INSTRUCTIONS FOR THE TASK: Transcribe the material word for word, but without the images.

DATA SECTION:
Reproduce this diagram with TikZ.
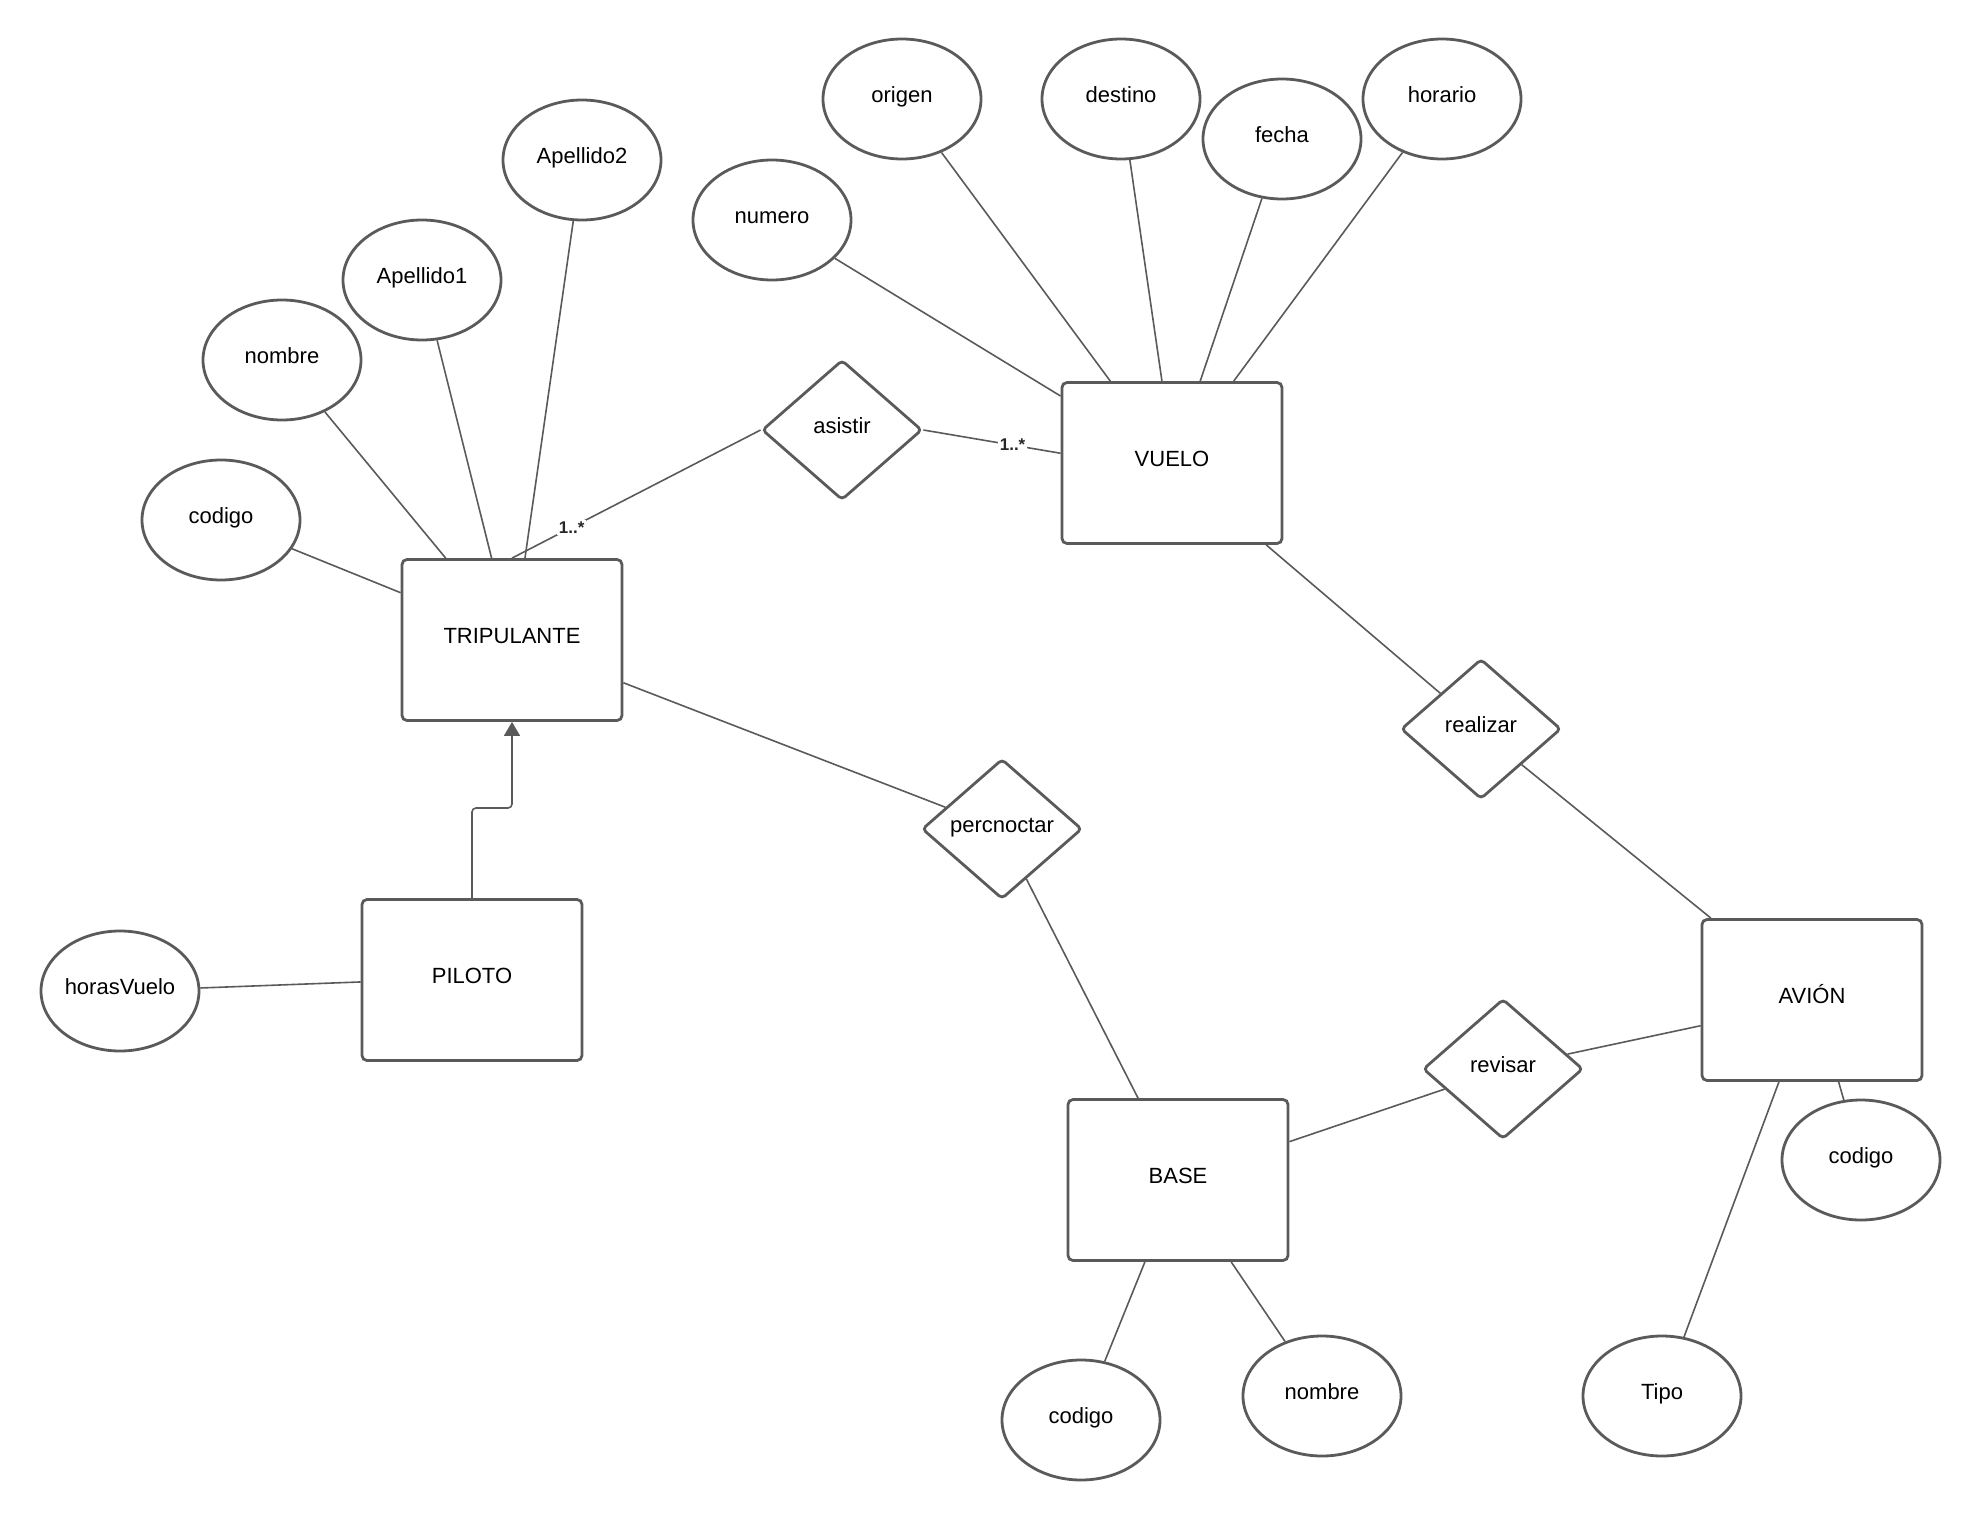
\documentclass[tikz,border=0pt]{standalone}
\usepackage{fontspec}
\setmainfont{Liberation Sans}
\usepackage{tikz}
\usetikzlibrary{arrows.meta, shapes.geometric}
\definecolor{LineGray}{HTML}{5A5A5A}

\begin{document}
\begin{tikzpicture}[x=0.5pt, y=-0.5pt]
        \useasboundingbox (0,0) rectangle (1982,1520);
        \tikzstyle{EntityStyle} = [draw = LineGray, line width = 1.4pt, rounded corners = 2.5pt,
            minimum width = 110pt, minimum height = 80.5pt, inner sep = 0pt,
            text height = 8pt, text depth = 4.9pt, font = \fontsize{11}{13}\selectfont]
        \tikzstyle{AttribStyle} = [ellipse, draw = LineGray, line width = 1.4pt,
            minimum width = 79pt, minimum height = 60pt, inner sep = 0pt,
            text height = 8pt, text depth = 4.9pt, font = \fontsize{11}{13}\selectfont]
        \tikzstyle{RelStyle} = [diamond, draw = LineGray, line width = 1.4pt, rounded corners = 2pt,
            minimum width = 80pt, minimum height = 70pt, inner sep = 0pt,
            text height = 8pt, text depth = 4.9pt, font = \fontsize{11}{13}\selectfont]
        \tikzstyle{EdgeStyle} = [draw = LineGray, line width = 0.8pt]
        \tikzstyle{LabelStyle} = [fill = white, inner sep = 1pt, text = black!85, font = \fontsize{8.5}{10}\selectfont\bfseries]
        % entidades
        \node[EntityStyle] (TRIPULANTE) at (512,640) {TRIPULANTE};
        \node[EntityStyle] (VUELO) at (1172,463) {VUELO};
        \node[EntityStyle] (PILOTO) at (472,980) {PILOTO};
        \node[EntityStyle] (BASE) at (1178,1180) {BASE};
        \node[EntityStyle] (AVION) at (1812,1000) {AVIÓN};
        % relaciones
        \node[RelStyle] (asistir) at (842,430) {asistir};
        \node[RelStyle] (realizar) at (1481,729) {realizar};
        \node[RelStyle] (percnoctar) at (1002,829) {percnoctar};
        \node[RelStyle] (revisar) at (1503,1069) {revisar};
        % atributos
        \node[AttribStyle] (codigoT) at (221,520) {codigo};
        \node[AttribStyle] (nombreT) at (282,360) {nombre};
        \node[AttribStyle] (apellido1) at (422,280) {Apellido1};
        \node[AttribStyle] (apellido2) at (582,160) {Apellido2};
        \node[AttribStyle] (numero) at (772,220) {numero};
        \node[AttribStyle] (origen) at (902,99) {origen};
        \node[AttribStyle] (destino) at (1121,99) {destino};
        \node[AttribStyle] (fecha) at (1282,139) {fecha};
        \node[AttribStyle] (horario) at (1442,99) {horario};
        \node[AttribStyle] (horasVuelo) at (120,991) {horasVuelo};
        \node[AttribStyle] (codigoB) at (1081,1420) {codigo};
        \node[AttribStyle] (nombreB) at (1322,1396) {nombre};
        \node[AttribStyle] (tipo) at (1662,1396) {Tipo};
        \node[AttribStyle] (codigoA) at (1861,1160) {codigo};
        % aristas
        \draw[EdgeStyle] (codigoT) -- (TRIPULANTE.157);
        \draw[EdgeStyle] (nombreT) -- (TRIPULANTE.129);
        \draw[EdgeStyle] (apellido1) -- (TRIPULANTE.104);
        \draw[EdgeStyle] (apellido2) -- (TRIPULANTE.81);
        \draw[EdgeStyle] (TRIPULANTE.90) -- (asistir.west) node[LabelStyle, pos = 0.24] {1..*};
        \draw[EdgeStyle] (asistir.east) -- (VUELO.175) node[LabelStyle, pos = 0.65] {1..*};
        \draw[EdgeStyle] (numero) -- (VUELO.149);
        \draw[EdgeStyle] (origen) -- (VUELO.127);
        \draw[EdgeStyle] (destino) -- (VUELO.97);
        \draw[EdgeStyle] (fecha) -- (VUELO.71);
        \draw[EdgeStyle] (horario) -- (VUELO.53);
        \draw[EdgeStyle] (VUELO.319) -- (realizar.north west);
        \draw[EdgeStyle] (realizar.south east) -- (AVION.141);
        \draw[EdgeStyle] (TRIPULANTE.339) -- (percnoctar.159);
        \draw[EdgeStyle] (percnoctar.296) -- (BASE.116);
        \draw[EdgeStyle] (BASE.19) -- (revisar.199);
        \draw[EdgeStyle] (revisar.13) -- (AVION.193);
        \draw[EdgeStyle] (AVION.288) -- (codigoA);
        \draw[EdgeStyle] (AVION.248) -- (tipo);
        \draw[EdgeStyle] (BASE.248) -- (codigoB);
        \draw[EdgeStyle] (BASE.303) -- (nombreB);
        \draw[EdgeStyle] (horasVuelo) -- (PILOTO.181);
        % herencia
        \coordinate (isabend) at (472,808);
        \draw[EdgeStyle, rounded corners = 2pt, -{Triangle[width = 8pt, length = 7pt]}]
            (PILOTO.north) -- (isabend) -| (TRIPULANTE.south);
    \end{tikzpicture}
\end{document}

CORRECT ANSWER:
Reproduce this diagram with TikZ.
\documentclass[tikz,border=0pt]{standalone}
\usepackage{fontspec}
\setmainfont{Liberation Sans}
\usepackage{tikz}
\usetikzlibrary{arrows.meta, shapes.geometric}
\definecolor{LineGray}{HTML}{5A5A5A}

\begin{document}
\begin{tikzpicture}[x=0.5pt, y=-0.5pt]
        \useasboundingbox (0,0) rectangle (1982,1520);
        \tikzstyle{EntityStyle} = [draw = LineGray, line width = 1.4pt, rounded corners = 2.5pt,
            minimum width = 110pt, minimum height = 80.5pt, inner sep = 0pt,
            text height = 8pt, text depth = 4.9pt, font = \fontsize{11}{13}\selectfont]
        \tikzstyle{AttribStyle} = [ellipse, draw = LineGray, line width = 1.4pt,
            minimum width = 79pt, minimum height = 60pt, inner sep = 0pt,
            text height = 8pt, text depth = 4.9pt, font = \fontsize{11}{13}\selectfont]
        \tikzstyle{RelStyle} = [diamond, draw = LineGray, line width = 1.4pt, rounded corners = 2pt,
            minimum width = 80pt, minimum height = 70pt, inner sep = 0pt,
            text height = 8pt, text depth = 4.9pt, font = \fontsize{11}{13}\selectfont]
        \tikzstyle{EdgeStyle} = [draw = LineGray, line width = 0.8pt]
        \tikzstyle{LabelStyle} = [fill = white, inner sep = 1pt, text = black!85, font = \fontsize{8.5}{10}\selectfont\bfseries]
        % entidades
        \node[EntityStyle] (TRIPULANTE) at (512,640) {TRIPULANTE};
        \node[EntityStyle] (VUELO) at (1172,463) {VUELO};
        \node[EntityStyle] (PILOTO) at (472,980) {PILOTO};
        \node[EntityStyle] (BASE) at (1178,1180) {BASE};
        \node[EntityStyle] (AVION) at (1812,1000) {AVIÓN};
        % relaciones
        \node[RelStyle] (asistir) at (842,430) {asistir};
        \node[RelStyle] (realizar) at (1481,729) {realizar};
        \node[RelStyle] (percnoctar) at (1002,829) {percnoctar};
        \node[RelStyle] (revisar) at (1503,1069) {revisar};
        % atributos
        \node[AttribStyle] (codigoT) at (221,520) {codigo};
        \node[AttribStyle] (nombreT) at (282,360) {nombre};
        \node[AttribStyle] (apellido1) at (422,280) {Apellido1};
        \node[AttribStyle] (apellido2) at (582,160) {Apellido2};
        \node[AttribStyle] (numero) at (772,220) {numero};
        \node[AttribStyle] (origen) at (902,99) {origen};
        \node[AttribStyle] (destino) at (1121,99) {destino};
        \node[AttribStyle] (fecha) at (1282,139) {fecha};
        \node[AttribStyle] (horario) at (1442,99) {horario};
        \node[AttribStyle] (horasVuelo) at (120,991) {horasVuelo};
        \node[AttribStyle] (codigoB) at (1081,1420) {codigo};
        \node[AttribStyle] (nombreB) at (1322,1396) {nombre};
        \node[AttribStyle] (tipo) at (1662,1396) {Tipo};
        \node[AttribStyle] (codigoA) at (1861,1160) {codigo};
        % aristas
        \draw[EdgeStyle] (codigoT) -- (TRIPULANTE.157);
        \draw[EdgeStyle] (nombreT) -- (TRIPULANTE.129);
        \draw[EdgeStyle] (apellido1) -- (TRIPULANTE.104);
        \draw[EdgeStyle] (apellido2) -- (TRIPULANTE.81);
        \draw[EdgeStyle] (TRIPULANTE.90) -- (asistir.west) node[LabelStyle, pos = 0.24] {1..*};
        \draw[EdgeStyle] (asistir.east) -- (VUELO.175) node[LabelStyle, pos = 0.65] {1..*};
        \draw[EdgeStyle] (numero) -- (VUELO.149);
        \draw[EdgeStyle] (origen) -- (VUELO.127);
        \draw[EdgeStyle] (destino) -- (VUELO.97);
        \draw[EdgeStyle] (fecha) -- (VUELO.71);
        \draw[EdgeStyle] (horario) -- (VUELO.53);
        \draw[EdgeStyle] (VUELO.319) -- (realizar.north west);
        \draw[EdgeStyle] (realizar.south east) -- (AVION.141);
        \draw[EdgeStyle] (TRIPULANTE.339) -- (percnoctar.159);
        \draw[EdgeStyle] (percnoctar.296) -- (BASE.116);
        \draw[EdgeStyle] (BASE.19) -- (revisar.199);
        \draw[EdgeStyle] (revisar.13) -- (AVION.193);
        \draw[EdgeStyle] (AVION.288) -- (codigoA);
        \draw[EdgeStyle] (AVION.248) -- (tipo);
        \draw[EdgeStyle] (BASE.248) -- (codigoB);
        \draw[EdgeStyle] (BASE.303) -- (nombreB);
        \draw[EdgeStyle] (horasVuelo) -- (PILOTO.181);
        % herencia
        \coordinate (isabend) at (472,808);
        \draw[EdgeStyle, rounded corners = 2pt, -{Triangle[width = 8pt, length = 7pt]}]
            (PILOTO.north) -- (isabend) -| (TRIPULANTE.south);
    \end{tikzpicture}
\end{document}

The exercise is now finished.